> The problem
Set down the data below from its first line to the line holding "(0pt,0pt) rectangle (1064pt,-962pt);", inclusive; omit all pictures.

> Data extract
** Begin **

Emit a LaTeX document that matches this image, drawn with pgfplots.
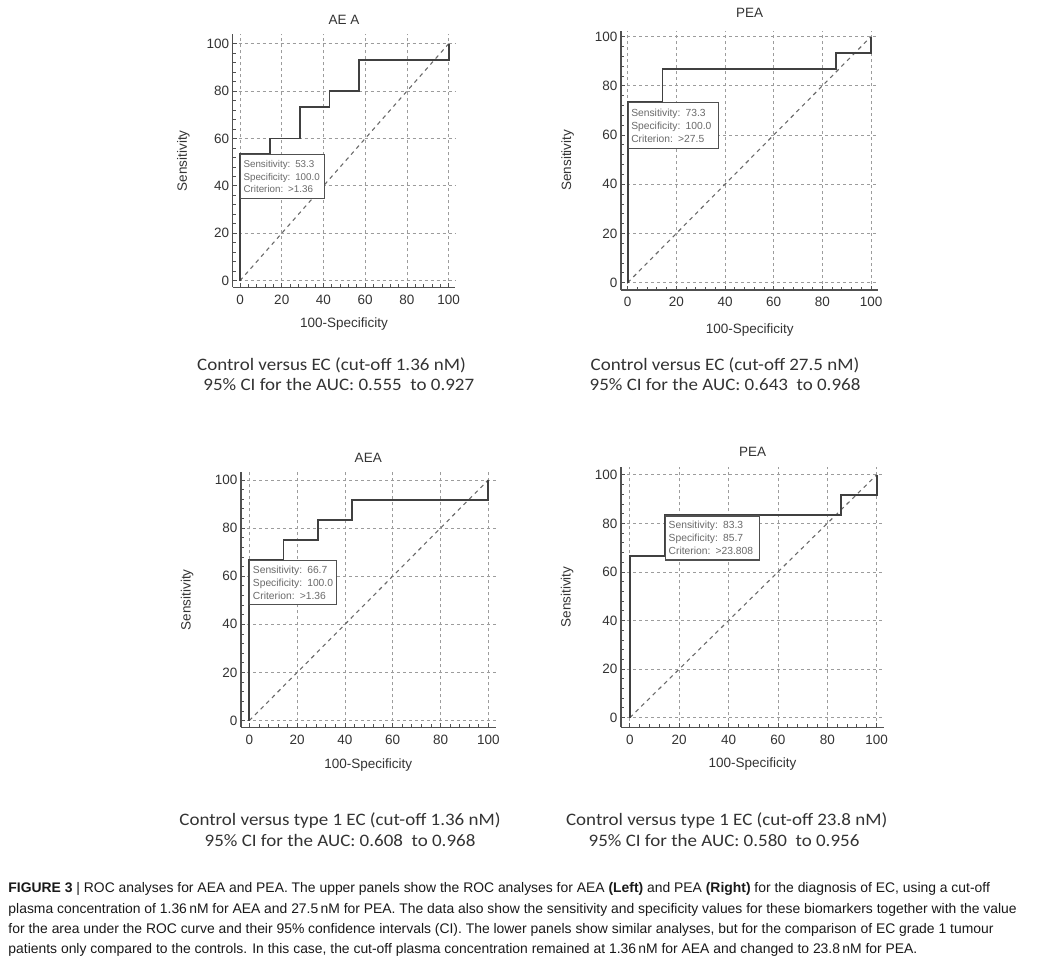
\documentclass[border=0pt]{standalone}
\usepackage{pgfplots}
\pgfplotsset{compat=1.18}
\usepackage{fontspec}
\setmainfont{Liberation Sans}
\newfontfamily\calibri[FakeStretch=1.085]{Carlito}

\definecolor{curvec}{HTML}{404040}
\definecolor{axisc}{HTML}{505050}
\definecolor{gridc}{HTML}{9C9C9C}
\definecolor{diagc}{HTML}{6A6A6A}
\definecolor{boxtext}{HTML}{6A6A6A}
\definecolor{txt}{HTML}{333333}

\pgfplotsset{
  roc/.style={
    scale only axis,
    axis x line=bottom, axis y line=left,
    axis line style={-, draw=axisc, line width=1.3pt},
    xtick={0,20,...,100}, ytick={0,20,...,100},
    minor tick num=4,
    tick align=inside,
    major tick length=4pt, minor tick length=3pt,
    every tick/.style={axisc, line width=0.8pt},
    grid=major,
    major grid style={gridc, line width=0.8pt, dash pattern=on 3pt off 3pt},
    /pgf/number format/assume math mode=true,
    ticklabel style={font=\fontsize{13.5}{14}\selectfont, text=txt},
    xticklabel style={yshift=-4pt},
    label style={font=\fontsize{13.5}{14}\selectfont, text=txt},
    every axis title shift=0pt,
    title style={font=\fontsize{13.5}{14}\selectfont, text=txt, anchor=center},
    xlabel={100-Specificity}, ylabel={Sensitivity},
    clip=false,
  },
  roccurve/.style={draw=curvec, line width=1.9pt},
  diag/.style={draw=diagc, line width=1.1pt, dash pattern=on 4pt off 4pt},
}
\tikzset{
  infobox/.style={draw=axisc, line width=1.1pt, fill=white, anchor=north west,
    inner xsep=3pt, inner ysep=0pt, align=left, text=boxtext,
    font=\fontsize{10.3}{13}\selectfont},
}

\begin{document}
\begin{tikzpicture}
\path[use as bounding box] (0pt,0pt) rectangle (1064pt,-962pt);

% upper left: AEA, control vs EC
\begin{axis}[roc, at={(232.7pt,-287.3pt)}, anchor=south west,
  width=222.7pt, height=253.1pt,
  xmin=-3.5, xmax=103.2, ymin=-2.8, ymax=104,
  title={AE A}, title style={at={(axis description cs:0.5,1.056)}},
  xlabel style={at={(axis description cs:0.5,-0.145)}, anchor=center},
  ylabel style={at={(axis description cs:-0.222,0.5)}, anchor=center}]
\addplot[diag] coordinates {(0,0) (100,100)};
\addplot[roccurve] coordinates {(0,0) (0,53.3) (14.3,53.3) (14.3,60) (28.6,60) (28.6,73.3)
  (42.9,73.3) (42.9,80) (57.1,80) (57.1,93.3) (100,93.3) (100,100)};
\node[infobox, font=\fontsize{9.8}{12.5}\selectfont, minimum width=84pt, minimum height=44pt, text width=78pt]
  at (axis cs:0,53.3) {Sensitivity: 53.3\\Specificity: 100.0\\Criterion: >1.36};
\end{axis}

% upper right: PEA, control vs EC
\begin{axis}[roc, at={(621pt,-290pt)}, anchor=south west,
  width=257.3pt, height=259.3pt,
  xmin=-2.75, xmax=103, ymin=-3, ymax=102.4,
  title={PEA}, title style={at={(axis description cs:0.5,1.068)}},
  xlabel style={at={(axis description cs:0.5,-0.154)}, anchor=center},
  ylabel style={at={(axis description cs:-0.207,0.5)}, anchor=center}]
\addplot[diag] coordinates {(0,0) (100,100)};
\addplot[roccurve] coordinates {(0,0) (0,73.3) (14.3,73.3) (14.3,86.7) (85.7,86.7)
  (85.7,93.3) (100,93.3) (100,100)};
\node[infobox, minimum width=90pt, minimum height=46pt, text width=84pt]
  at (axis cs:0,73.3) {Sensitivity: 73.3\\Specificity: 100.0\\Criterion: >27.5};
\end{axis}

% lower left: AEA, control vs type 1 EC
\begin{axis}[roc, at={(241pt,-727.3pt)}, anchor=south west,
  width=254.5pt, height=255.1pt,
  xmin=-3.5, xmax=103, ymin=-2.8, ymax=103.2,
  title={AEA}, title style={at={(axis description cs:0.5,1.056)}},
  xlabel style={at={(axis description cs:0.5,-0.146)}, anchor=center},
  ylabel style={at={(axis description cs:-0.212,0.5)}, anchor=center}]
\addplot[diag] coordinates {(0,0) (100,100)};
\addplot[roccurve] coordinates {(0,0) (0,66.7) (14.3,66.7) (14.3,75) (28.6,75) (28.6,83.3)
  (42.9,83.3) (42.9,91.7) (100,91.7) (100,100)};
\node[infobox, minimum width=87pt, minimum height=44pt, text width=81pt]
  at (axis cs:0,66.7) {Sensitivity: 66.7\\Specificity: 100.0\\Criterion: >1.36};
\end{axis}

% lower right: PEA, control vs type 1 EC
\begin{axis}[roc, at={(621pt,-727.3pt)}, anchor=south west,
  width=263pt, height=260.7pt,
  xmin=-3.6, xmax=103, ymin=-4, ymax=103.4,
  title={PEA}, title style={at={(axis description cs:0.5,1.056)}},
  xlabel style={at={(axis description cs:0.5,-0.14)}, anchor=center},
  ylabel style={at={(axis description cs:-0.205,0.5)}, anchor=center}]
\addplot[diag] coordinates {(0,0) (100,100)};
\addplot[roccurve] coordinates {(0,0) (0,66.7) (14.3,66.7) (14.3,83.3) (85.7,83.3)
  (85.7,91.7) (100,91.7) (100,100)};
\node[infobox, minimum width=94pt, minimum height=44pt, text width=88pt]
  at (axis cs:14.3,83.3) {Sensitivity: 83.3\\Specificity: 85.7\\Criterion: >23.808};
\end{axis}

% panel notes
\begin{scope}[every node/.style={anchor=base, inner sep=0pt, text=black!80,
    font=\calibri\fontsize{17.5}{19}\selectfont}]
\node at (331.5pt,-370.7pt) {Control versus EC (cut-off 1.36 nM)};
\node at (338.8pt,-390.7pt) {95\% CI for the AUC: 0.555 \ to 0.927};
\node at (725pt,-370.7pt) {Control versus EC (cut-off 27.5 nM)};
\node at (725pt,-390.7pt) {95\% CI for the AUC: 0.643 \ to 0.968};
\node at (340pt,-825pt) {Control versus type 1 EC (cut-off 1.36 nM)};
\node at (340pt,-846.7pt) {95\% CI for the AUC: 0.608 \ to 0.968};
\node at (726.7pt,-825pt) {Control versus type 1 EC (cut-off 23.8 nM)};
\node at (724pt,-846.7pt) {95\% CI for the AUC: 0.580 \ to 0.956};
\end{scope}

% caption
\begin{scope}[every node/.style={anchor=base west, inner sep=0pt, text=black!90,
    font=\fontsize{13.9}{15}\selectfont}]
\node at (8.3pt,-892.7pt) {\textbf{FIGURE 3} \textbar\ ROC analyses for AEA and PEA. The upper panels show the ROC analyses for AEA \textbf{(Left)} and PEA \textbf{(Right)} for the diagnosis of EC, using a cut-off};
\node at (8.3pt,-913pt) {plasma concentration of 1.36\,nM for AEA and 27.5\,nM for PEA. The data also show the sensitivity and specificity values for these biomarkers together with the value};
\node at (8.3pt,-933.5pt) {for the area under the ROC curve and their 95\% confidence intervals (CI). The lower panels show similar analyses, but for the comparison of EC grade 1 tumour};
\node at (8.3pt,-953.5pt) {patients only compared to the controls. In this case, the cut-off plasma concentration remained at 1.36\,nM for AEA and changed to 23.8\,nM for PEA.};
\end{scope}
\end{tikzpicture}
\end{document}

** End **

> Completed task
Emit a LaTeX document that matches this image, drawn with pgfplots.
\documentclass[border=0pt]{standalone}
\usepackage{pgfplots}
\pgfplotsset{compat=1.18}
\usepackage{fontspec}
\setmainfont{Liberation Sans}
\newfontfamily\calibri[FakeStretch=1.085]{Carlito}

\definecolor{curvec}{HTML}{404040}
\definecolor{axisc}{HTML}{505050}
\definecolor{gridc}{HTML}{9C9C9C}
\definecolor{diagc}{HTML}{6A6A6A}
\definecolor{boxtext}{HTML}{6A6A6A}
\definecolor{txt}{HTML}{333333}

\pgfplotsset{
  roc/.style={
    scale only axis,
    axis x line=bottom, axis y line=left,
    axis line style={-, draw=axisc, line width=1.3pt},
    xtick={0,20,...,100}, ytick={0,20,...,100},
    minor tick num=4,
    tick align=inside,
    major tick length=4pt, minor tick length=3pt,
    every tick/.style={axisc, line width=0.8pt},
    grid=major,
    major grid style={gridc, line width=0.8pt, dash pattern=on 3pt off 3pt},
    /pgf/number format/assume math mode=true,
    ticklabel style={font=\fontsize{13.5}{14}\selectfont, text=txt},
    xticklabel style={yshift=-4pt},
    label style={font=\fontsize{13.5}{14}\selectfont, text=txt},
    every axis title shift=0pt,
    title style={font=\fontsize{13.5}{14}\selectfont, text=txt, anchor=center},
    xlabel={100-Specificity}, ylabel={Sensitivity},
    clip=false,
  },
  roccurve/.style={draw=curvec, line width=1.9pt},
  diag/.style={draw=diagc, line width=1.1pt, dash pattern=on 4pt off 4pt},
}
\tikzset{
  infobox/.style={draw=axisc, line width=1.1pt, fill=white, anchor=north west,
    inner xsep=3pt, inner ysep=0pt, align=left, text=boxtext,
    font=\fontsize{10.3}{13}\selectfont},
}

\begin{document}
\begin{tikzpicture}
\path[use as bounding box] (0pt,0pt) rectangle (1064pt,-962pt);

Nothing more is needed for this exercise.